In 2013, another team ended up setting up in the same area with the same name. Club de Fútbol Delfines Atlético Coatzacoalcos managed to win the Segunda División de México in 2014 and receive promotion to the newly formed Liga de Ascenso de México. Atlético Delfines de Coatzacoalcos managed to be promoted to the Liga de Ascenso after winning the final against Linces de Tlaxcala, but were unable meet the standards by the Federación Mexicana de Fútbol (FMF), so it was replaced by Coras de Tepic.

In 2024, the team was re-founded under the name Deportivo Delfines de Coatzacoalcos and was registered in the Tercera División de México, a league that represents the bottom level division of Mexican football.

In the 2025–26 season, the team was promoted to the Segunda División de México after reaching the zone finals in the Tercera División.

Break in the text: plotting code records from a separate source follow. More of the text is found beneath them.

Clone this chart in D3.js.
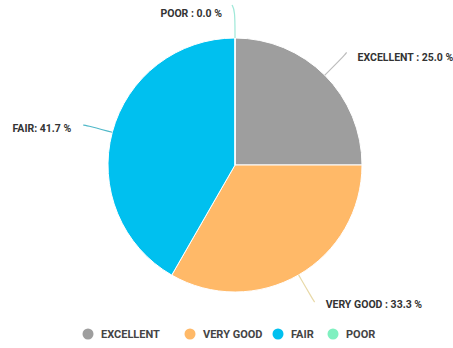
<!DOCTYPE html>
<html><head><meta charset="utf-8">
<script src="https://cdn.jsdelivr.net/npm/d3@7"></script>
<style>
html,body{margin:0;padding:0;background:#fff;}
svg{display:block;font-family:Roboto, "Noto Sans", sans-serif;}
</style></head>
<body>
<svg id="chart" width="453" height="348"></svg>
<script>
const categories = ["EXCELLENT", "VERY GOOD", "FAIR", "POOR"];
const values = [25.0, 33.3, 41.7, 0.0];
const colors = ["#9e9e9e", "#ffb968", "#00c0ef", "#80f0c0"];
const lineColors = ["#bdbdbd", "#e8d9a8", "#4fb8c8", "#9fe8d8"];

const svg = d3.select("#chart");
const cx = 235, cy = 165, r = 127, rOut = 155;

const data = categories.map((c, i) => ({ name: c, value: values[i], color: colors[i], lc: lineColors[i] }));
const pie = d3.pie().sort(null).value(d => d.value);
const arcs = pie(data);
const arc = d3.arc().innerRadius(0).outerRadius(r);

const g = svg.append("g").attr("transform", `translate(${cx},${cy})`);
g.selectAll("path.slice").data(arcs).enter().append("path")
  .attr("class", "slice")
  .attr("d", arc)
  .attr("fill", d => d.data.color)
  .attr("stroke", "#fff")
  .attr("stroke-width", 1);

const pt = (a, rad) => [rad * Math.sin(a), -rad * Math.cos(a)];
arcs.forEach(d => {
  const mid = (d.startAngle + d.endAngle) / 2;
  const p0 = pt(mid, r);
  const p1 = pt(mid, rOut);
  const s = Math.sin(mid), c = Math.cos(mid);
  const right = s > 0.01;
  const left = s < -0.01;
  let p2;
  if (right) p2 = [p1[0] + 2, p1[1] + (c > 0 ? -3 : 3)];
  else if (left) p2 = [p1[0] - 2, p1[1]];
  else p2 = [p1[0] - 3, p1[1] - 5];
  g.append("path")
    .attr("d", d3.line().curve(d3.curveBasis)([p0, p1, p2]))
    .attr("fill", "none")
    .attr("stroke", d.data.lc)
    .attr("stroke-width", 1.2);
  let tx, ty;
  if (right) { tx = p2[0] + 11; ty = p2[1] + (c > 0 ? 5 : 2); }
  else if (left) { tx = p2[0] - 12; ty = p2[1] + 3; }
  else { tx = p2[0] - 10; ty = p2[1] + 8; }
  const sep = d.data.name === "FAIR" ? ": " : " : ";
  g.append("text")
    .attr("x", tx).attr("y", ty)
    .attr("dy", "0.35em")
    .attr("text-anchor", right ? "start" : "end")
    .attr("font-size", 10.5)
    .attr("font-weight", 700)
    .attr("fill", "#333")
    .text(d.data.name + sep + d3.format(".1f")(d.data.value) + " %");
});

const legendX = [88, 190, 278, 333];
const lg = svg.append("g").attr("transform", "translate(0,334)");
data.forEach((d, i) => {
  lg.append("circle").attr("cx", legendX[i]).attr("cy", 0).attr("r", 5.5).attr("fill", d.color);
  lg.append("text").attr("x", legendX[i] + 13).attr("y", 0).attr("dy", "0.35em")
    .attr("font-size", 11).attr("font-weight", 700).attr("fill", "#444")
    .text(d.name);
});
</script>
</body></html>
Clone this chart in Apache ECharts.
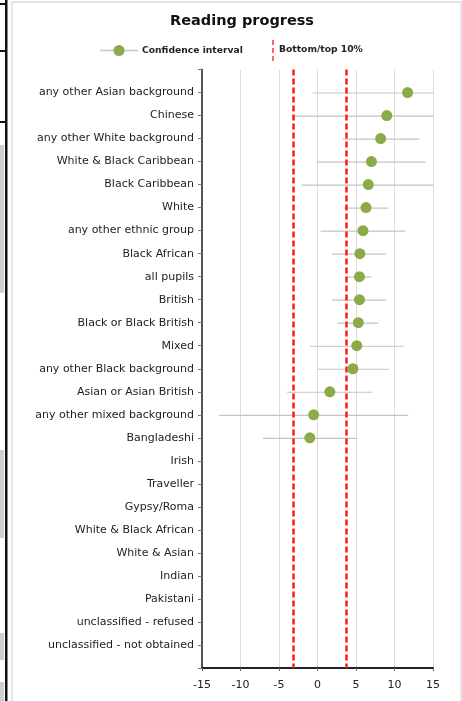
<!DOCTYPE html>
<html>
<head>
<meta charset="utf-8">
<script src="https://cdn.jsdelivr.net/npm/echarts@6/dist/echarts.min.js"></script>
<style>
html,body{margin:0;padding:0;background:#fff;}
#chart{width:462px;height:701px;}
</style>
</head>
<body>
<div id="chart"></div>
<script>
// ---- data ----
var categories = [
  'any other Asian background','Chinese','any other White background','White & Black Caribbean',
  'Black Caribbean','White','any other ethnic group','Black African','all pupils','British',
  'Black or Black British','Mixed','any other Black background','Asian or Asian British',
  'any other mixed background','Bangladeshi','Irish','Traveller','Gypsy/Roma',
  'White & Black African','White & Asian','Indian','Pakistani','unclassified - refused',
  'unclassified - not obtained'
];
var estimates = [11.7, 9.0, 8.2, 7.0, 6.6, 6.3, 5.9, 5.5, 5.45, 5.45, 5.3, 5.1, 4.6, 1.6, -0.5, -1.0,
  null, null, null, null, null, null, null, null, null];
var ciLow  = [-0.6, -3.25, 3.25, -0.1, -2.1, 3.4, 0.4, 1.9, 3.8, 1.9, 2.6, -1.0, 0.0, -3.95, -12.8, -7.1,
  null, null, null, null, null, null, null, null, null];
var ciHigh = [15, 15, 13.25, 14.05, 15, 9.2, 11.4, 8.9, 7.0, 8.9, 7.9, 11.2, 9.25, 7.05, 11.8, 5.15,
  null, null, null, null, null, null, null, null, null];
var thresholds = [-3.1, 3.75];   // bottom / top 10%
var xTicks = [-15, -10, -5, 0, 5, 10, 15];

// ---- build ----
var yData = [''].concat(categories).concat(['']);
var pointData = [], ciData = [];
for (var i = 0; i < categories.length; i++) {
  if (estimates[i] !== null) pointData.push([estimates[i], i + 1]);
  if (ciLow[i] !== null) ciData.push([ciLow[i], ciHigh[i], i + 1]);
}
var FONT = 'DejaVu Sans';
var chart = echarts.init(document.getElementById('chart'));
var option = {
  animation: false,
  backgroundColor: '#ffffff',
  title: {
    text: 'Reading progress', left: 237, top: 9, textAlign: 'center',
    textStyle: { fontFamily: FONT, fontSize: 14.5, fontWeight: 'bold', color: '#111' }
  },
  grid: { left: 202, right: 29, top: 69.5, bottom: 33, containLabel: false },
  xAxis: {
    type: 'value', min: xTicks[0], max: xTicks[xTicks.length - 1], interval: 5,
    axisLine: { show: true, onZero: false, lineStyle: { color: '#222', width: 2 } },
    axisTick: { show: true, length: 3, lineStyle: { color: '#666' } },
    axisLabel: { margin: 12, fontFamily: FONT, fontSize: 11, color: '#222' },
    splitLine: { show: true, lineStyle: { color: '#dcdcdc', width: 1 } }
  },
  yAxis: {
    type: 'category', data: yData, boundaryGap: false, inverse: true,
    axisLine: { show: true, onZero: false, lineStyle: { color: '#555', width: 2 } },
    axisTick: { show: true, length: 4, alignWithLabel: true, lineStyle: { color: '#777' } },
    axisLabel: { margin: 8, fontFamily: FONT, fontSize: 11, color: '#222', interval: 0 },
    splitLine: { show: false }
  },
  series: [
    {
      type: 'custom', name: 'CI',
      data: ciData,
      encode: { x: [0, 1], y: 2 },
      clip: true,
      renderItem: function (params, api) {
        var a = api.coord([api.value(0), api.value(2)]);
        var b = api.coord([api.value(1), api.value(2)]);
        return { type: 'line', shape: { x1: a[0], y1: a[1] + 0.5, x2: b[0], y2: b[1] + 0.5 },
                 style: { stroke: '#c4c4c4', lineWidth: 1.2 } };
      },
      z: 2
    },
    {
      type: 'scatter', name: 'Confidence interval',
      data: pointData, symbol: 'circle', symbolSize: 11,
      itemStyle: { color: '#8aab47', opacity: 1 },
      z: 5,
      markLine: {
        silent: true, symbol: 'none', label: { show: false },
        lineStyle: { color: '#ff1a1a', width: 2.5, type: [6, 3] },
        data: thresholds.map(function (v) { return { xAxis: v }; })
      }
    }
  ],
  graphic: [
    // surrounding page fragments
    { type: 'rect', shape: { x: 12, y: 2, width: 449, height: 705 },
      style: { fill: 'none', stroke: '#dedede', lineWidth: 1.5 }, silent: true },
    { type: 'rect', shape: { x: 0, y: 145, width: 4, height: 148 }, style: { fill: '#cfcfcf' } },
    { type: 'rect', shape: { x: 0, y: 450, width: 4, height: 88 }, style: { fill: '#cfcfcf' } },
    { type: 'rect', shape: { x: 0, y: 633, width: 4, height: 27 }, style: { fill: '#cfcfcf' } },
    { type: 'rect', shape: { x: 0, y: 682, width: 4, height: 19 }, style: { fill: '#cfcfcf' } },
    { type: 'rect', shape: { x: 5, y: 0, width: 2.5, height: 701 }, style: { fill: '#111' } },
    { type: 'rect', shape: { x: 0, y: 3, width: 7, height: 2 }, style: { fill: '#111' } },
    { type: 'rect', shape: { x: 0, y: 50, width: 7, height: 2 }, style: { fill: '#111' } },
    { type: 'rect', shape: { x: 0, y: 121, width: 7, height: 2 }, style: { fill: '#111' } },
    // legend
    { type: 'line', shape: { x1: 100, y1: 50.5, x2: 138, y2: 50.5 }, style: { stroke: '#c4c4c4', lineWidth: 1.5 } },
    { type: 'circle', shape: { cx: 119, cy: 50.5, r: 5.5 }, style: { fill: '#8aab47' } },
    { type: 'text', x: 142, y: 50.5, style: { text: 'Confidence interval', fontFamily: FONT, fontSize: 9.2, fontWeight: 'bold', fill: '#222', textVerticalAlign: 'middle', textAlign: 'left' } },
    { type: 'line', shape: { x1: 273, y1: 40, x2: 273, y2: 62 }, style: { stroke: '#ff3333', lineWidth: 1.5, lineDash: [5, 3] } },
    { type: 'text', x: 279, y: 50, style: { text: 'Bottom/top 10%', fontFamily: FONT, fontSize: 9.2, fontWeight: 'bold', fill: '#222', textVerticalAlign: 'middle', textAlign: 'left' } }
  ]
};
chart.setOption(option);
</script>
</body>
</html>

In addition, the team won the Liga TDP champions trophy, proclaiming themselves the best team in the division in that season.

==Players==
===Current squad===

| No. | Pos. | Nation | Player |
|---|---|---|---|
| 1 | GK | MEX | Alejandro Méndez |
| 2 | DF | MEX | Alessandro Méndez |
| 3 | DF | MEX | Alexis Espinosa |
| 4 | DF | MEX | Jorge Reynoso |
| 5 | MF | MEX | Brayan Flores |
| 6 | MF | MEX | José Guillén |
| 7 | MF | MEX | Sait Tlaxcalteco |
| 8 | MF | MEX | Hugo Rojas |
| 9 | FW | MEX | Alexander Espinosa |
| 10 | MF | MEX | Eliseo Toledo |
| 11 | MF | MEX | Hailton Hernández |
| 12 | GK | MEX | César Limón |
| 13 | DF | MEX | Roberto Quintero |
| 14 | DF | MEX | Emiliano Camarero |
| 15 | MF | MEX | Brian Torres |

| No. | Pos. | Nation | Player |
|---|---|---|---|
| 16 | MF | MEX | Alexander Pang |
| 17 | FW | MEX | Pablo Ramos |
| 18 | FW | MEX | Erick Meléndez |
| 19 | FW | MEX | Daniel Lara |
| 20 | MF | MEX | Esnaider Lara |
| 21 | MF | MEX | Fernando Álvarez |
| 22 | DF | MEX | Nicolás Aguilar |
| 23 | MF | MEX | Gibrán Sotero |
| 24 | DF | MEX | Freddy Arreola |
| 25 | GK | MEX | Gabriel del Ángel |
| 26 | DF | MEX | Joshua Ordaz |
| 27 | MF | MEX | Ángel Herrera |
| 30 | MF | MEX | Edson Castillo |
| 33 | MF | MEX | Keny Domínguez |

===Reserve teams===
- Delfines Universidad de Sotavento (Liga TDP)
Reserve team that plays in the Liga TDP, the fourth level of the Mexican league system

==Honours==
===National===
====Promotion divisions====
- Segunda División
  - Champions (1): Clausura 2003
- Campeón de Campeones de la Segunda División
  - Champions (1): 2003
- Tercera División
  - Champions (1): 2025–26
- Liga TDP Zona A
  - Champions (1): 2025–26

==Reserves==
===Delfines "B"===
The team participated in the Segunda División de México, finishing as champions in the Apertura 2005, defeating Pumas Naucalpan 5–4 on penalties. It also finished as runners-up in the Campeón de Campeones de la Segunda División 2006, losing to Pegaso Anáhuac 3–1.